Forcing Value Downward


The Seattle office of AirTouch Communications (formerly US West New Vector) once was primarily a mainframe shop but had begun its transition to a Unix-based client/server environment. By early 1995, AirTouch Seattle was ready for the next stage in its client/server evolution, which was to move functionality further down in the system to midrange servers and desktop computers. Before embarking on this stage, however, says Dave Beal, leader of an applications development team, AirTouch felt it necessary to seek outside help to set up performance metrics to guide the team. "We didn't have a lot of basis to understand what would happen if we moved applications down to PCs and midlevel servers," Beal says.

Over several weeks, Beal worked with Terry Hodges, a founder of Thinc Corp., a client/server consultancy firm. They created a training program and a set of metrics and standards to guide the in-house AirTouch developers as they build specific client/server applications in the future.

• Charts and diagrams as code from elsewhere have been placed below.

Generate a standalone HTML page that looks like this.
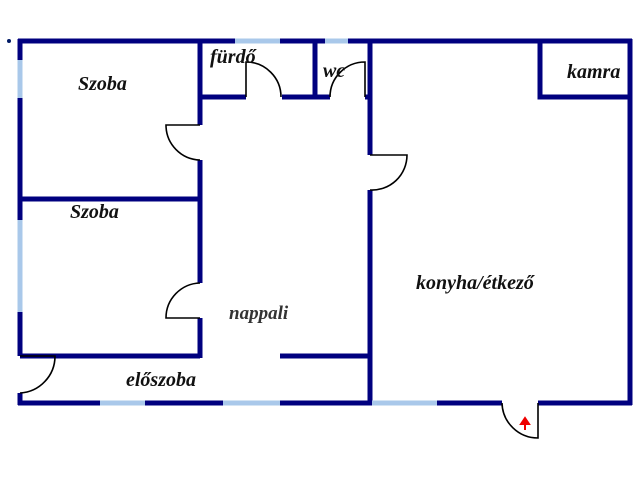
<!DOCTYPE html>
<html><head><style>body{margin:0;background:#fff}svg{display:block}text{font-family:"Liberation Serif",serif;font-style:italic;font-weight:bold;font-size:20px;fill:#111}</style></head><body>
<svg width="640" height="480" viewBox="0 0 640 480">
<circle cx="9" cy="41" r="2" fill="#001a66"/>
<g stroke="#00007f" stroke-width="5" fill="none">
<path d="M18 41H235M280 41H325M348 41H632"/>
<path d="M20 39V60M20 98V220M20 312V356M20 393V405"/>
<path d="M630 39V405"/>
<path d="M18 403H100M145 403H223M280 403H372M437 403H502M538 403H632"/>
<path d="M200 41V125M200 160V283M200 318V358"/>
<path d="M20 199H200M20 356H200M280 356H370"/>
<path d="M370 41V155M370 190V403"/>
<path d="M200 97H246M282 97H315M315 41V97M315 97H330M365 97H370"/>
<path d="M540 41V97H630"/>
</g>
<g stroke="#a9c8ea" stroke-width="5">
<path d="M235 41H280M325 41H348M20 60V98M20 220V312M100 403H145M223 403H280M372 403H437"/>
</g>
<g stroke="#000" stroke-width="1.6" fill="none">
<path d="M246 97V62A35 35 0 0 1 281 97"/>
<path d="M365 97V62A35 35 0 0 0 330 97"/>
<path d="M200 125H166A35 35 0 0 0 200 160"/>
<path d="M200 318H166A35 35 0 0 1 200 283"/>
<path d="M370 155H407A35 35 0 0 1 370 190"/>
<path d="M20 356H55A37 37 0 0 1 20 393"/>
<path d="M538 403V438A36 36 0 0 1 502 403"/>
</g>
<path d="M525 430V422M521 424L525 418L529 424Z" stroke="#e00" stroke-width="2" fill="#e00"/>
<text x="78" y="90">Szoba</text>
<text x="70" y="218">Szoba</text>
<text x="210" y="63">fürdő</text>
<text x="323" y="77">wc</text>
<text x="567" y="78">kamra</text>
<text x="416" y="289">konyha/étkező</text>
<text x="229" y="319" style="fill:#333;font-size:19px">nappali</text>
<text x="126" y="386">előszoba</text>
</svg>
</body></html>
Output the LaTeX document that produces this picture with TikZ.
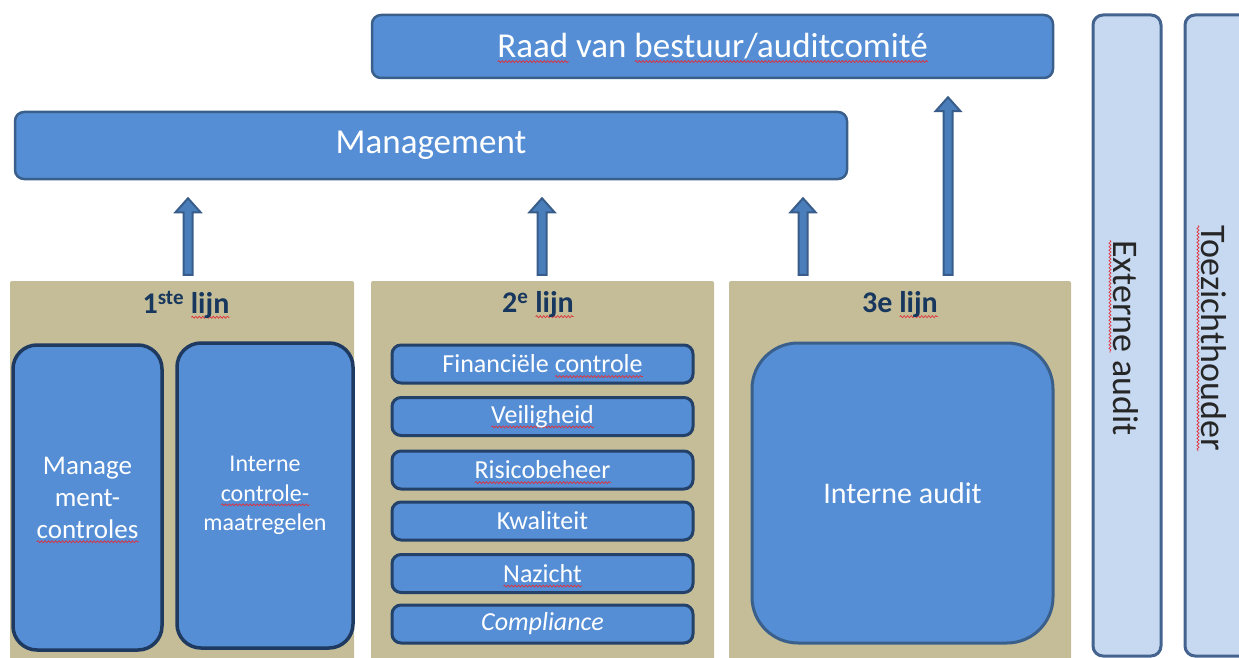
\documentclass[tikz,border=0pt]{standalone}
\usepackage{fontspec}
\setmainfont{Carlito}
\usetikzlibrary{calc,decorations.pathmorphing}

\definecolor{boxblue}{HTML}{558ED5}
\definecolor{boxedge}{HTML}{3A5F8B}
\definecolor{deepedge}{HTML}{1F3A60}
\definecolor{tanpanel}{HTML}{C4BD97}
\definecolor{titlenavy}{HTML}{17375E}
\definecolor{paleblue}{HTML}{C6D9F1}
\definecolor{paleedge}{HTML}{44648F}
\definecolor{arrowfill}{HTML}{4A7EBB}
\definecolor{arrowedge}{HTML}{385D8A}
\definecolor{spellred}{HTML}{E0303A}
\definecolor{coltext}{HTML}{262626}

% red wavy underline (spell-check marks), drawn under a word
\newcommand\spell[1]{\leavevmode\setbox0\hbox{#1}%
  \rlap{\smash{\lower5pt\hbox{\tikz[x=1pt,y=1pt]\draw[spellred, line width=0.7pt,
      sharp corners, fill=none, decorate,
      decoration={snake, amplitude=1pt, segment length=3.5pt}]
      (0,0) -- (\the\wd0,0);}}}\box0\relax}

% upward block arrow from a panel to a box: x position, source, target
\newcommand\liftarrow[3]{%
  \path[liftarrow] let \p1=(#1,0), \p2=(#2.north), \p3=(#3.south) in
    (\x1-4.5pt,\y2+6pt) -- (\x1-4.5pt,\y3-32pt) -- (\x1-12.5pt,\y3-32pt)
    -- (\x1,\y3-18pt) -- (\x1+12.5pt,\y3-32pt) -- (\x1+4.5pt,\y3-32pt)
    -- (\x1+4.5pt,\y2+6pt) -- cycle;}

\begin{document}
\begin{tikzpicture}[x=1pt,y=-1pt,
  headbox/.style={draw=boxedge, line width=2.5pt, fill=boxblue, rounded corners=9pt,
    text=white, inner sep=0pt, font=\fontsize{35}{40}\selectfont},
  panel/.style={fill=tanpanel, rounded corners=2pt, inner sep=0pt},
  paneltitle/.style={text=titlenavy, font=\bfseries\fontsize{30}{32}\selectfont, inner sep=0pt},
  tallbox/.style={draw=deepedge, line width=3.5pt, fill=boxblue, rounded corners=24pt,
    text=white, inner sep=0pt, align=center},
  itembox/.style={draw=deepedge!80!boxedge, line width=3pt, fill=boxblue, rounded corners=9pt,
    text=white, inner sep=0pt, minimum width=301pt, minimum height=38pt,
    font=\fontsize{26}{30}\selectfont},
  auditbox/.style={draw=boxedge, line width=3pt, fill=boxblue, rounded corners=46pt,
    text=white, inner sep=0pt, font=\fontsize{30}{34}\selectfont},
  column/.style={draw=paleedge, line width=3pt, fill=paleblue, rounded corners=10pt,
    inner sep=0pt},
  columntext/.style={text=coltext, rotate=-90, inner sep=0pt,
    font=\fontsize{36}{40}\selectfont},
  liftarrow/.style={draw=arrowedge, line width=2pt, fill=arrowfill, line join=miter}
]
\useasboundingbox (0,0) rectangle (1239,658);

% top level
\node[headbox, minimum width=681pt, minimum height=63pt] (raad) at (712.5,46.5)
  {\spell{Raad} van \spell{bestuur/auditcomité}};
\node[headbox, minimum width=832pt, minimum height=67pt] (mgmt) at (431,145.5)
  {Management};

% the three lines of defence
\node[panel, minimum width=344pt, minimum height=381pt] (p1) at (182,471.5) {};
\node[panel, minimum width=343pt, minimum height=381pt] (p2) at (542.5,471.5) {};
\node[panel, minimum width=342pt, minimum height=381pt] (p3) at (900,471.5) {};

\node[paneltitle] (t1) at (186,305) {1\textsuperscript{ste} \spell{lijn}};
\node[paneltitle] (t2) at (538,305) {2\textsuperscript{e} \spell{lijn}};
\node[paneltitle] (t3) at (900,305) {3e \spell{lijn}};

% first line
\node[tallbox, minimum width=149pt, minimum height=305pt,
  font=\fontsize{27}{32}\selectfont] (mc) at (87.5,497.5)
  {Manage\\ment-\\\spell{controles}};
\node[tallbox, minimum width=176pt, minimum height=305pt,
  font=\fontsize{24}{29.5}\selectfont] (icm) at (265,495.5)
  {Interne\\\spell{controle-}\\maatregelen};

% second line
\node[itembox] (fin) at (542.5,364)   {Financiële \spell{controle}};
\node[itembox] (vei) at (542.5,416.5) {\spell{Veiligheid}};
\node[itembox] (ris) at (542.5,470)   {\spell{Risicobeheer}};
\node[itembox] (kwa) at (542.5,521)   {Kwaliteit};
\node[itembox] (naz) at (542.5,573.5) {\spell{Nazicht}};
\node[itembox] (com) at (542.5,624)   {\itshape Compliance};

% third line
\node[auditbox, minimum width=301pt, minimum height=300pt] (ia) at (902.5,493)
  {Interne audit};

% external parties
\node[column, minimum width=68pt, minimum height=641pt] (ext) at (1127,335.5) {};
\node[columntext] (extlabel) at (1126,338) {\spell{Externe} audit};
\node[column, minimum width=70pt, minimum height=641pt] (toe) at (1220,335.5) {};
\node[columntext] (toelabel) at (1214,338) {\spell{Toezichthouder}};

% reporting arrows
\liftarrow{188}{p1}{mgmt}
\liftarrow{542}{p2}{mgmt}
\liftarrow{803}{p3}{mgmt}
\liftarrow{948}{p3}{raad}
\end{tikzpicture}
\end{document}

"Hodges supplied the basis to understand the new development environment," Beal says. "He took our in-house programming standards, which were legacies of the mainframe environment, and expanded and updated them to provide the metrics for our client/server development."

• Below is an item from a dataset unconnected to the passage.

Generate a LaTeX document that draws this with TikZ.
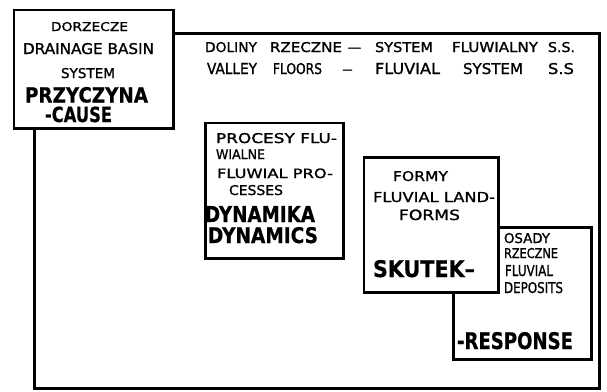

According to Hodges, the theory behind his work at AirTouch was that the best time to establish client/server metrics is at the commencement of a project. "A lot of companies are trying to measure the effectiveness of applications coming out of a client/server environment," he says. "That implies establishing clearly up-front what are the goals of the project."

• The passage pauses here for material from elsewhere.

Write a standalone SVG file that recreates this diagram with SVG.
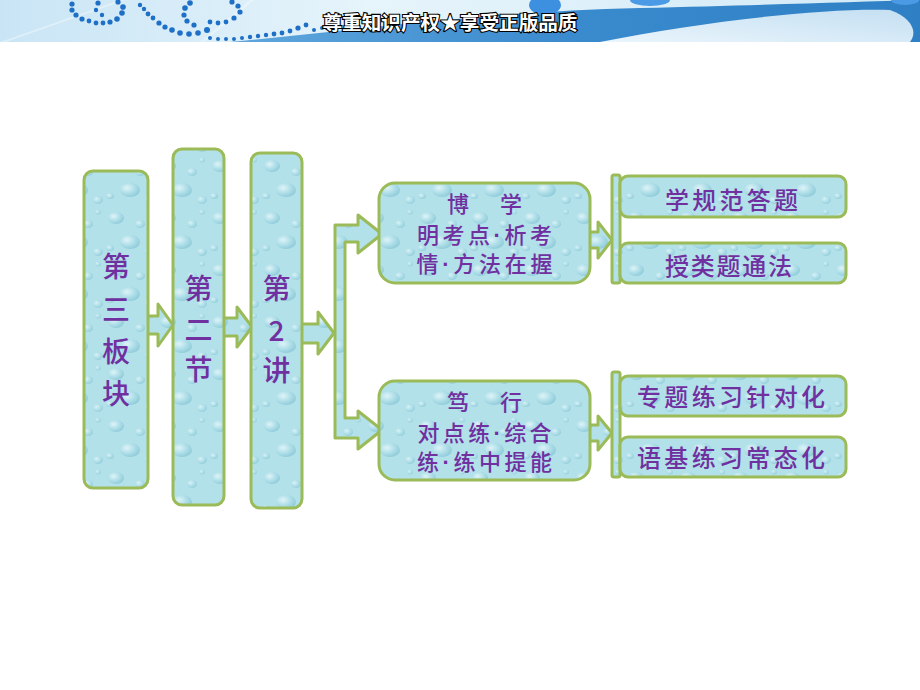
<svg xmlns="http://www.w3.org/2000/svg" width="920" height="690" viewBox="0 0 920 690">
<defs>
  <linearGradient id="hdrBg" x1="0" y1="0" x2="1" y2="0">
    <stop offset="0" stop-color="#c9e5f5"/>
    <stop offset="0.4" stop-color="#e6f4fb"/>
    <stop offset="1" stop-color="#d2eaf7"/>
  </linearGradient>
  <linearGradient id="band" x1="0" y1="0" x2="1" y2="0">
    <stop offset="0" stop-color="#5fa6dc"/>
    <stop offset="0.5" stop-color="#3a8ace"/>
    <stop offset="1" stop-color="#2f7fc4"/>
  </linearGradient>
  <linearGradient id="swoosh" x1="0" y1="1" x2="1" y2="0">
    <stop offset="0" stop-color="#eaf5fc"/>
    <stop offset="1" stop-color="#c4dff2"/>
  </linearGradient>
  <radialGradient id="drop" cx="0.35" cy="0.35" r="0.7">
    <stop offset="0" stop-color="#e8f8fb"/>
    <stop offset="0.6" stop-color="#a9dbe6"/>
    <stop offset="1" stop-color="#86c5d4"/>
  </radialGradient>
  <pattern id="water" patternUnits="userSpaceOnUse" width="52" height="52">
    <rect width="52" height="52" fill="#b2e1ea"/>
    <ellipse cx="12" cy="10" rx="8" ry="6" fill="url(#drop)" opacity="0.8"/>
    <ellipse cx="36" cy="16" rx="5" ry="4" fill="url(#drop)" opacity="0.7"/>
    <ellipse cx="26" cy="34" rx="10" ry="7" fill="url(#drop)" opacity="0.8"/>
    <ellipse cx="6" cy="40" rx="4" ry="3" fill="url(#drop)" opacity="0.7"/>
    <ellipse cx="46" cy="44" rx="5" ry="4" fill="url(#drop)" opacity="0.7"/>
    <ellipse cx="46" cy="4" rx="3" ry="2.5" fill="url(#drop)" opacity="0.6"/>
  </pattern>
  <style>
    .shape { fill: url(#water); stroke: #9bbb59; stroke-width: 3; stroke-linejoin: round; }
    .lbl { font-family: "Noto Sans CJK SC", "Noto Sans CJK TC", sans-serif; font-weight: 500; fill: #7030a0; text-anchor: middle; }
    .v { font-size: 28px; }
    .m { font-size: 22px; }
    .r { font-size: 24px; }
    .d { font-family: "Liberation Sans", sans-serif; font-weight: bold; }
    .dot { fill: #1e6fc6; }
  </style>
</defs>

<rect width="920" height="690" fill="#ffffff"/>

<!-- header banner -->
<g id="header">
  <rect x="0" y="0" width="920" height="42" fill="url(#hdrBg)"/>
  <path d="M 230 42 C 360 30 480 12 640 8 C 760 5 850 2 920 0 L 920 42 Z" fill="url(#band)"/>
  <path d="M 600 42 C 700 22 820 8 890 10 C 912 18 918 32 910 42 Z" fill="url(#swoosh)"/>
  <path d="M 0 42 L 120 0 L 126 0 L 6 42 Z" fill="#ffffff" opacity="0.35"/>
  <path d="M 200 42 L 250 0 L 254 0 L 204 42 Z" fill="#ffffff" opacity="0.3"/>
  <ellipse cx="545" cy="5" rx="16" ry="10" fill="#3d8fe0"/>
  <ellipse cx="650" cy="0" rx="20" ry="6" fill="#4a9ae6"/>
  <ellipse cx="905" cy="0" rx="14" ry="5" fill="#4a9ae6"/>
  <g class="dots">
    <circle class="dot" cx="72" cy="4" r="2.6"/>
    <circle class="dot" cx="72" cy="10" r="2.6"/>
    <circle class="dot" cx="76" cy="15" r="2.6"/>
    <circle class="dot" cx="82" cy="19" r="2.6"/>
    <circle class="dot" cx="89" cy="21" r="2.4"/>
    <circle class="dot" cx="96" cy="23" r="2.4"/>
    <circle class="dot" cx="103" cy="23" r="2.4"/>
    <circle class="dot" cx="110" cy="22" r="2.6"/>
    <circle class="dot" cx="117" cy="19" r="2.8"/>
    <circle class="dot" cx="122" cy="13" r="2.8"/>
    <circle class="dot" cx="123" cy="7" r="2.8"/>
    <circle class="dot" cx="118" cy="2" r="2.6"/>
    <circle class="dot" cx="98" cy="3" r="2.6"/>
    <circle class="dot" cx="96" cy="10" r="2.2"/>
    <circle class="dot" cx="102" cy="15" r="2.2"/>
    <circle class="dot" cx="140" cy="5" r="2.2"/>
    <circle class="dot" cx="144" cy="9" r="2.2"/>
    <circle class="dot" cx="148" cy="14" r="2.4"/>
    <circle class="dot" cx="153" cy="18" r="2.4"/>
    <circle class="dot" cx="159" cy="23" r="2.6"/>
    <circle class="dot" cx="165" cy="27" r="2.6"/>
    <circle class="dot" cx="172" cy="30" r="2.8"/>
    <circle class="dot" cx="180" cy="33" r="2.8"/>
    <circle class="dot" cx="189" cy="34" r="2.8"/>
    <circle class="dot" cx="198" cy="33" r="2.8"/>
    <circle class="dot" cx="207" cy="30" r="3"/>
    <circle class="dot" cx="185" cy="8" r="2.8"/>
    <circle class="dot" cx="190" cy="3" r="2.8"/>
    <circle class="dot" cx="184" cy="15" r="2.6"/>
    <circle class="dot" cx="187" cy="21" r="2.6"/>
    <circle class="dot" cx="194" cy="25" r="2.6"/>
    <circle class="dot" cx="210" cy="22" r="2.4"/>
    <circle class="dot" cx="218" cy="23" r="2.4"/>
    <circle class="dot" cx="226" cy="22" r="2.4"/>
    <circle class="dot" cx="234" cy="18" r="2.6"/>
    <circle class="dot" cx="240" cy="12" r="2.6"/>
    <circle class="dot" cx="238" cy="6" r="2.6"/>
    <circle class="dot" cx="232" cy="2" r="2.6"/>
    <circle class="dot" cx="210" cy="38" r="2"/>
    <circle class="dot" cx="218" cy="39" r="2"/>
    <circle class="dot" cx="226" cy="39" r="2"/>
    <circle class="dot" cx="234" cy="39" r="2"/>
    <circle class="dot" cx="242" cy="38" r="2"/>
    <circle class="dot" cx="250" cy="37" r="2.2"/>
    <circle class="dot" cx="258" cy="36" r="2.2"/>
    <circle class="dot" cx="266" cy="35" r="2.2"/>
    <circle class="dot" cx="274" cy="34" r="2.4"/>
    <circle class="dot" cx="282" cy="33" r="2.4"/>
    <circle class="dot" cx="290" cy="31" r="2.4"/>
    <circle class="dot" cx="298" cy="28" r="2.6"/>
    <circle class="dot" cx="306" cy="25" r="2.4"/>
    <circle class="dot" cx="314" cy="30" r="2"/>
    <circle class="dot" cx="322" cy="28" r="2"/>
  </g>
  <text x="450" y="30" font-family="'Noto Sans CJK SC', sans-serif" font-size="19" font-weight="bold" fill="#ffffff" stroke="#000000" stroke-width="2.2" paint-order="stroke" text-anchor="middle" textLength="255" lengthAdjust="spacingAndGlyphs">尊重知识产权★享受正版品质</text>
</g>

<!-- connectors -->
<g id="connectors">
  <polygon class="shape" points="145,316 158,316 158,304 173,325 158,346 158,334 145,334"/>
  <polygon class="shape" points="222,318 237,318 237,307 252,327 237,347 237,336 222,336"/>
  <polygon class="shape" points="300,324 318,324 318,312 334,333 318,354 318,343 300,343"/>
  <polygon class="shape" points="335,225 358,225 358,215 382,234 358,253 358,242 345,242 345,418 358,418 358,411 382,430 358,449 358,438 335,438"/>
  <polygon class="shape" points="588,232 598,232 598,222 612,240 598,258 598,248 588,248"/>
  <polygon class="shape" points="588,425 598,425 598,416 612,433 598,450 598,441 588,441"/>
  <rect class="shape" x="612" y="175" width="8" height="108" rx="2"/>
  <rect class="shape" x="612" y="372" width="8" height="105" rx="2"/>
</g>

<!-- nodes -->
<g id="node-bankuai">
  <rect class="shape" x="84" y="171" width="64" height="317" rx="9"/>
  <text class="lbl v" x="116" y="277">第</text>
  <text class="lbl v" x="116" y="320">三</text>
  <text class="lbl v" x="116" y="362">板</text>
  <text class="lbl v" x="116" y="404">块</text>
</g>
<g id="node-jie">
  <rect class="shape" x="173" y="149" width="51" height="356" rx="9"/>
  <text class="lbl v" x="198.5" y="299">第</text>
  <text class="lbl v" x="198.5" y="340">二</text>
  <text class="lbl v" x="198.5" y="380">节</text>
</g>
<g id="node-jiang">
  <rect class="shape" x="251" y="153" width="51" height="355" rx="9"/>
  <text class="lbl v" x="276.5" y="299">第</text>
  <text class="lbl v" x="276.5" y="341">2</text>
  <text class="lbl v" x="276.5" y="381">讲</text>
</g>
<g id="node-boxue">
  <rect class="shape" x="379" y="183" width="211" height="100" rx="16"/>
  <text class="lbl m" x="484.5" y="212">博<tspan dx="31">学</tspan></text>
  <text class="lbl m" x="484.5" y="243" textLength="135" lengthAdjust="spacing">明考点<tspan class="d">·</tspan>析考</text>
  <text class="lbl m" x="484.5" y="272" textLength="136" lengthAdjust="spacing">情<tspan class="d">·</tspan>方法在握</text>
</g>
<g id="node-duxing">
  <rect class="shape" x="379" y="381" width="211" height="99" rx="16"/>
  <text class="lbl m" x="484.5" y="410">笃<tspan dx="31">行</tspan></text>
  <text class="lbl m" x="484.5" y="441" textLength="134" lengthAdjust="spacing">对点练<tspan class="d">·</tspan>综合</text>
  <text class="lbl m" x="484.5" y="470" textLength="135" lengthAdjust="spacing">练<tspan class="d">·</tspan>练中提能</text>
</g>
<g id="node-r1">
  <rect class="shape" x="620" y="176" width="226" height="41" rx="8"/>
  <text class="lbl r" x="731.5" y="209" textLength="133" lengthAdjust="spacing">学规范答题</text>
</g>
<g id="node-r2">
  <rect class="shape" x="620" y="243" width="226" height="40" rx="8"/>
  <text class="lbl r" x="728.5" y="275" textLength="127" lengthAdjust="spacing">授类题通法</text>
</g>
<g id="node-r3">
  <rect class="shape" x="620" y="376" width="226" height="40" rx="8"/>
  <text class="lbl r" x="731" y="406" textLength="188" lengthAdjust="spacing">专题练习针对化</text>
</g>
<g id="node-r4">
  <rect class="shape" x="620" y="437" width="226" height="40" rx="8"/>
  <text class="lbl r" x="731" y="467" textLength="188" lengthAdjust="spacing">语基练习常态化</text>
</g>
</svg>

Hodges says that it is hard to measure the effectiveness of the various client/server software architecture options, particularly when a development team is influenced by a mainframe psychology. "What many people don't understand is that there are at least five different forms of client/server software architectures," he says. At one extreme is the architecture that places almost all functionality on the server. At the other extreme is the architecture where most of the function resides on the client. In between are the options that apportion functions between client and server in varying degrees dictated by the process that make the most sense in the given application.

"Client/server is essentially a process distribution problem more than a data distribution problem," Hodges says. "What you find is that people coming from a mainframe environment will load all the processes onto the server. You also find people who want to load processes onto the client." When these unbalanced architectures bog down, technology managers or company executives may blame the entire client/server paradigm rather than their particular implementation.

In his work with AirTouch, Hodges taught Beal's developers how to apportion client/server processes in ways that made sense for each application. The result was a book of metrics and standards to guide future applications development. The actual consulting took only a few weeks spread over a period of several months. Hodges estimates that his efforts cost AirTouch less than one percent of the cost of the development projects it would undertake using the metrics and standards he produced. Of course, AirTouch had already selected much of its client/server hardware and software platforms, so his job was confined to teaching process distribution.

"But even if a company contracted for a complete client/server metrics program to guide a reorganization, the cost would get applied to all subsequent development," Hodges says. "What's a few hundred thousand dollars if you spread it over millions of dollars of development costs over several years?"